EXERCISE: The material below should be written out in full and exactly; pictures stay out of the copy.

SUPPLIED INFORMATION:
·····

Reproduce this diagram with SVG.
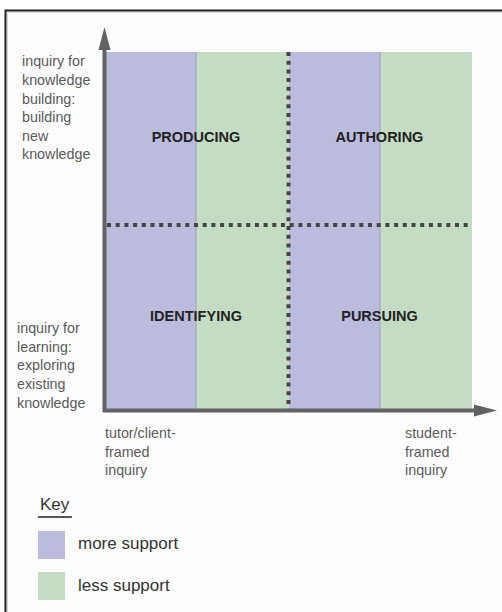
<svg xmlns="http://www.w3.org/2000/svg" width="502" height="612" viewBox="0 0 502 612">
<style>
.lbl{font-family:"Liberation Sans",Arial,sans-serif;font-size:14.3px;fill:#5a5a5a}
.q{font-family:"Liberation Sans",Arial,sans-serif;font-size:14.5px;font-weight:bold;fill:#222;text-anchor:middle}
.key{font-family:"Liberation Sans",Arial,sans-serif;font-size:17px;fill:#333}
.more{fill:#bbbbdd}
.less{fill:#c5dcc4}
.dot{stroke:#444;stroke-width:4;stroke-dasharray:4 4.7;fill:none}
.axis{stroke:#626262;stroke-width:4;fill:none}
</style>
<rect x="0" y="0" width="502" height="612" fill="#ffffff"/>
<rect x="6" y="11" width="496" height="601" fill="#fdfdfd"/>
<path d="M5.5 612 V10.5 H502" fill="none" stroke="#1e1e1e" stroke-width="2"/>
<path d="M7.5 612 V12.5 H502" fill="none" stroke="#d8d8d8" stroke-width="1"/>

<g id="quadrants">
<rect class="more" x="105" y="52" width="91" height="358"/>
<rect class="less" x="196" y="52" width="93" height="358"/>
<rect class="more" x="289" y="52" width="91" height="358"/>
<rect class="less" x="380" y="52" width="92" height="358"/>
<line x1="196" y1="52" x2="196" y2="410" stroke="#a0a0b8" stroke-width="1"/>
<line x1="380" y1="52" x2="380" y2="410" stroke="#a0a0b8" stroke-width="1"/>
</g>

<g id="dividers">
<line class="dot" x1="107" y1="225" x2="472" y2="225"/>
<line class="dot" x1="288.5" y1="52" x2="288.5" y2="410"/>
</g>

<g id="axes">
<line class="axis" x1="104.5" y1="412" x2="104.5" y2="48"/>
<polygon points="104.5,27 98.5,50 110.5,50" fill="#626262"/>
<line class="axis" x1="103" y1="410.5" x2="477" y2="410.5"/>
<polygon points="497,410.5 474,404.5 474,416.5" fill="#626262"/>
</g>

<g id="producing"><text class="q" x="196" y="142">PRODUCING</text></g>
<g id="authoring"><text class="q" x="379.5" y="142">AUTHORING</text></g>
<g id="identifying"><text class="q" x="196" y="321">IDENTIFYING</text></g>
<g id="pursuing"><text class="q" x="379.5" y="321">PURSUING</text></g>

<g id="y-high">
<text class="lbl" x="22" y="66">inquiry for</text>
<text class="lbl" x="22" y="85">knowledge</text>
<text class="lbl" x="22" y="104">building:</text>
<text class="lbl" x="22" y="122">building</text>
<text class="lbl" x="22" y="141">new</text>
<text class="lbl" x="22" y="159">knowledge</text>
</g>
<g id="y-low">
<text class="lbl" x="17" y="333">inquiry for</text>
<text class="lbl" x="17" y="352">learning:</text>
<text class="lbl" x="17" y="370">exploring</text>
<text class="lbl" x="17" y="389">existing</text>
<text class="lbl" x="17" y="408">knowledge</text>
</g>
<g id="x-left">
<text class="lbl" x="105" y="438">tutor/client-</text>
<text class="lbl" x="105" y="457">framed</text>
<text class="lbl" x="105" y="475">inquiry</text>
</g>
<g id="x-right">
<text class="lbl" x="405" y="438">student-</text>
<text class="lbl" x="405" y="457">framed</text>
<text class="lbl" x="405" y="475">inquiry</text>
</g>

<g id="legend">
<text class="key" x="40" y="510">Key</text>
<line x1="38" y1="517" x2="72" y2="517" stroke="#222" stroke-width="1.5"/>
<rect class="more" x="38" y="531" width="27" height="28"/>
<text class="key" x="78" y="549">more support</text>
<rect class="less" x="38" y="572" width="27" height="28"/>
<text class="key" x="78" y="591">less support</text>
</g>
</svg>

·····

RESPONSE TO THIS EXERCISE:
Reproduce this diagram with SVG.
<svg xmlns="http://www.w3.org/2000/svg" width="502" height="612" viewBox="0 0 502 612">
<style>
.lbl{font-family:"Liberation Sans",Arial,sans-serif;font-size:14.3px;fill:#5a5a5a}
.q{font-family:"Liberation Sans",Arial,sans-serif;font-size:14.5px;font-weight:bold;fill:#222;text-anchor:middle}
.key{font-family:"Liberation Sans",Arial,sans-serif;font-size:17px;fill:#333}
.more{fill:#bbbbdd}
.less{fill:#c5dcc4}
.dot{stroke:#444;stroke-width:4;stroke-dasharray:4 4.7;fill:none}
.axis{stroke:#626262;stroke-width:4;fill:none}
</style>
<rect x="0" y="0" width="502" height="612" fill="#ffffff"/>
<rect x="6" y="11" width="496" height="601" fill="#fdfdfd"/>
<path d="M5.5 612 V10.5 H502" fill="none" stroke="#1e1e1e" stroke-width="2"/>
<path d="M7.5 612 V12.5 H502" fill="none" stroke="#d8d8d8" stroke-width="1"/>

<g id="quadrants">
<rect class="more" x="105" y="52" width="91" height="358"/>
<rect class="less" x="196" y="52" width="93" height="358"/>
<rect class="more" x="289" y="52" width="91" height="358"/>
<rect class="less" x="380" y="52" width="92" height="358"/>
<line x1="196" y1="52" x2="196" y2="410" stroke="#a0a0b8" stroke-width="1"/>
<line x1="380" y1="52" x2="380" y2="410" stroke="#a0a0b8" stroke-width="1"/>
</g>

<g id="dividers">
<line class="dot" x1="107" y1="225" x2="472" y2="225"/>
<line class="dot" x1="288.5" y1="52" x2="288.5" y2="410"/>
</g>

<g id="axes">
<line class="axis" x1="104.5" y1="412" x2="104.5" y2="48"/>
<polygon points="104.5,27 98.5,50 110.5,50" fill="#626262"/>
<line class="axis" x1="103" y1="410.5" x2="477" y2="410.5"/>
<polygon points="497,410.5 474,404.5 474,416.5" fill="#626262"/>
</g>

<g id="producing"><text class="q" x="196" y="142">PRODUCING</text></g>
<g id="authoring"><text class="q" x="379.5" y="142">AUTHORING</text></g>
<g id="identifying"><text class="q" x="196" y="321">IDENTIFYING</text></g>
<g id="pursuing"><text class="q" x="379.5" y="321">PURSUING</text></g>

<g id="y-high">
<text class="lbl" x="22" y="66">inquiry for</text>
<text class="lbl" x="22" y="85">knowledge</text>
<text class="lbl" x="22" y="104">building:</text>
<text class="lbl" x="22" y="122">building</text>
<text class="lbl" x="22" y="141">new</text>
<text class="lbl" x="22" y="159">knowledge</text>
</g>
<g id="y-low">
<text class="lbl" x="17" y="333">inquiry for</text>
<text class="lbl" x="17" y="352">learning:</text>
<text class="lbl" x="17" y="370">exploring</text>
<text class="lbl" x="17" y="389">existing</text>
<text class="lbl" x="17" y="408">knowledge</text>
</g>
<g id="x-left">
<text class="lbl" x="105" y="438">tutor/client-</text>
<text class="lbl" x="105" y="457">framed</text>
<text class="lbl" x="105" y="475">inquiry</text>
</g>
<g id="x-right">
<text class="lbl" x="405" y="438">student-</text>
<text class="lbl" x="405" y="457">framed</text>
<text class="lbl" x="405" y="475">inquiry</text>
</g>

<g id="legend">
<text class="key" x="40" y="510">Key</text>
<line x1="38" y1="517" x2="72" y2="517" stroke="#222" stroke-width="1.5"/>
<rect class="more" x="38" y="531" width="27" height="28"/>
<text class="key" x="78" y="549">more support</text>
<rect class="less" x="38" y="572" width="27" height="28"/>
<text class="key" x="78" y="591">less support</text>
</g>
</svg>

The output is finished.